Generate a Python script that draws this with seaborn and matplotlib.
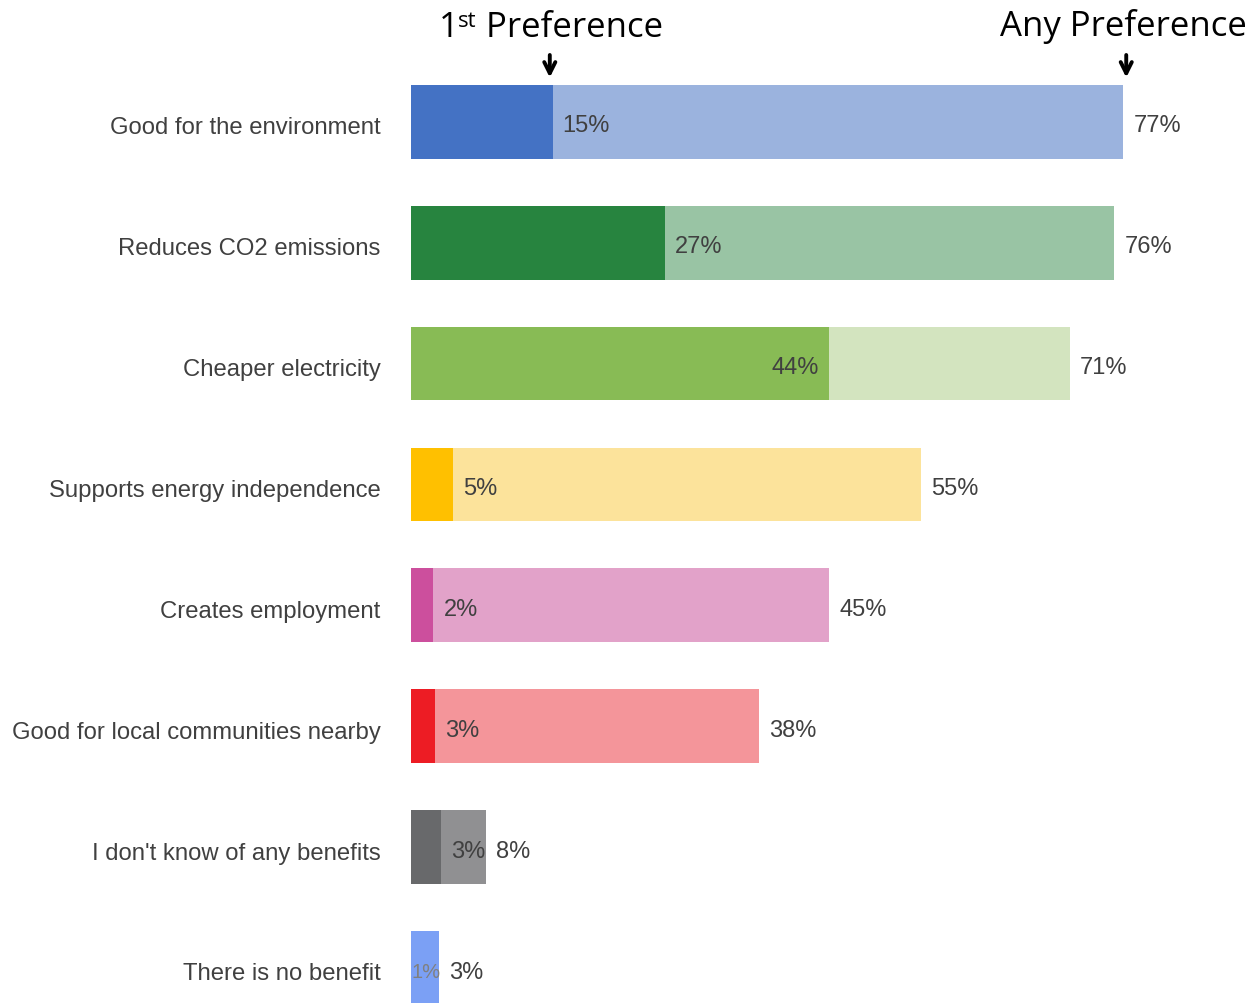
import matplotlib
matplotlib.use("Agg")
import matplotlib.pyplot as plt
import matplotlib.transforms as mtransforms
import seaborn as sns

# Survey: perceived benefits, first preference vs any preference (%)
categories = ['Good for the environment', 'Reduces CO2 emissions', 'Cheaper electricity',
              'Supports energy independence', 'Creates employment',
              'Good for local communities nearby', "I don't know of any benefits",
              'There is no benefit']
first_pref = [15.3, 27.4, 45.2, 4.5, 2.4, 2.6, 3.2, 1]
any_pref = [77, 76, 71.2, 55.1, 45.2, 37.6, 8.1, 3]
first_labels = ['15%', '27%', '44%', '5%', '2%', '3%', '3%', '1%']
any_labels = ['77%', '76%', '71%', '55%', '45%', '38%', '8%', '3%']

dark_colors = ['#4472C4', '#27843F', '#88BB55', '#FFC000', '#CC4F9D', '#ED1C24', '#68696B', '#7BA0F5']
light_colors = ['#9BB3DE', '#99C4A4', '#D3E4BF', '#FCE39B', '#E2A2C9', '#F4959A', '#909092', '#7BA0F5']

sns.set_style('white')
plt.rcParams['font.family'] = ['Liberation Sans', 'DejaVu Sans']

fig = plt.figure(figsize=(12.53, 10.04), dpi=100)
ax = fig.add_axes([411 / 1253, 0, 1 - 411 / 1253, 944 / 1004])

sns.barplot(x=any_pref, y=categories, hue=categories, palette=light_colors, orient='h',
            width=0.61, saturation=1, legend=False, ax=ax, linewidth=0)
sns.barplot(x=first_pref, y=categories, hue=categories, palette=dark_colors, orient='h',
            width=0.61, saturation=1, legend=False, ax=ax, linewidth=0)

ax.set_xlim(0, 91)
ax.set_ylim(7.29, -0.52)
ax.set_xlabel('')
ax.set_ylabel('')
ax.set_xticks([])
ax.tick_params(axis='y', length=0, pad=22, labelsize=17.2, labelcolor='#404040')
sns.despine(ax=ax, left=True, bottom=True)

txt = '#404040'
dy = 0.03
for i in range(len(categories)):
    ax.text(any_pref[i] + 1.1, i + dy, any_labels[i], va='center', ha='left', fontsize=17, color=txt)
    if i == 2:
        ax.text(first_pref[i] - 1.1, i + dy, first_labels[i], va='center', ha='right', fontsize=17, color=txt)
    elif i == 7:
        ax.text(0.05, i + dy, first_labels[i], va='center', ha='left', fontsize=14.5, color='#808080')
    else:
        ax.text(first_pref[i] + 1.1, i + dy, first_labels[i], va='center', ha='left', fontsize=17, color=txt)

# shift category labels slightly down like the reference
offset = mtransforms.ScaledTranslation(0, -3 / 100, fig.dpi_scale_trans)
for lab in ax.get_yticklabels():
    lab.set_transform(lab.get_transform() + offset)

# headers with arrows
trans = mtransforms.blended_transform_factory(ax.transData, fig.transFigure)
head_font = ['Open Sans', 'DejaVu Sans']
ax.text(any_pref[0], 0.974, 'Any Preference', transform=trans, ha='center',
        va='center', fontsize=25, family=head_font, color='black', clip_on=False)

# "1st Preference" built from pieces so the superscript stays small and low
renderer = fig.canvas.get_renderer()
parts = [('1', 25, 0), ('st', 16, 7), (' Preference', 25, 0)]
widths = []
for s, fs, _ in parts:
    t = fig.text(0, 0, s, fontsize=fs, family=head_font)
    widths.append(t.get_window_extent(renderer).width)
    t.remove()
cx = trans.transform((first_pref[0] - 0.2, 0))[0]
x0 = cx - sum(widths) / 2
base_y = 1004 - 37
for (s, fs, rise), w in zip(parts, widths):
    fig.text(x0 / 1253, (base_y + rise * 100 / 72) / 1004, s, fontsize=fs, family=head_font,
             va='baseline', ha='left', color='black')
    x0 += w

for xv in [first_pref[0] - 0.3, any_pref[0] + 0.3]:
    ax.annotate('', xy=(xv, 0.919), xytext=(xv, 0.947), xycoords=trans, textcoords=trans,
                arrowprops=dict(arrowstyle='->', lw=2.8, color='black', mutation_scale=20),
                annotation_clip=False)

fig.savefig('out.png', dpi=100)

----------------------------------------

• THE PROBLEM
Transcribe the opening line of the listing above, please, and every line after it through the line with "import seaborn as sns", word for word, without pictures.

• EXERCISE RESPONSE
Generate a Python script that draws this with seaborn and matplotlib.
import matplotlib
matplotlib.use("Agg")
import matplotlib.pyplot as plt
import matplotlib.transforms as mtransforms
import seaborn as sns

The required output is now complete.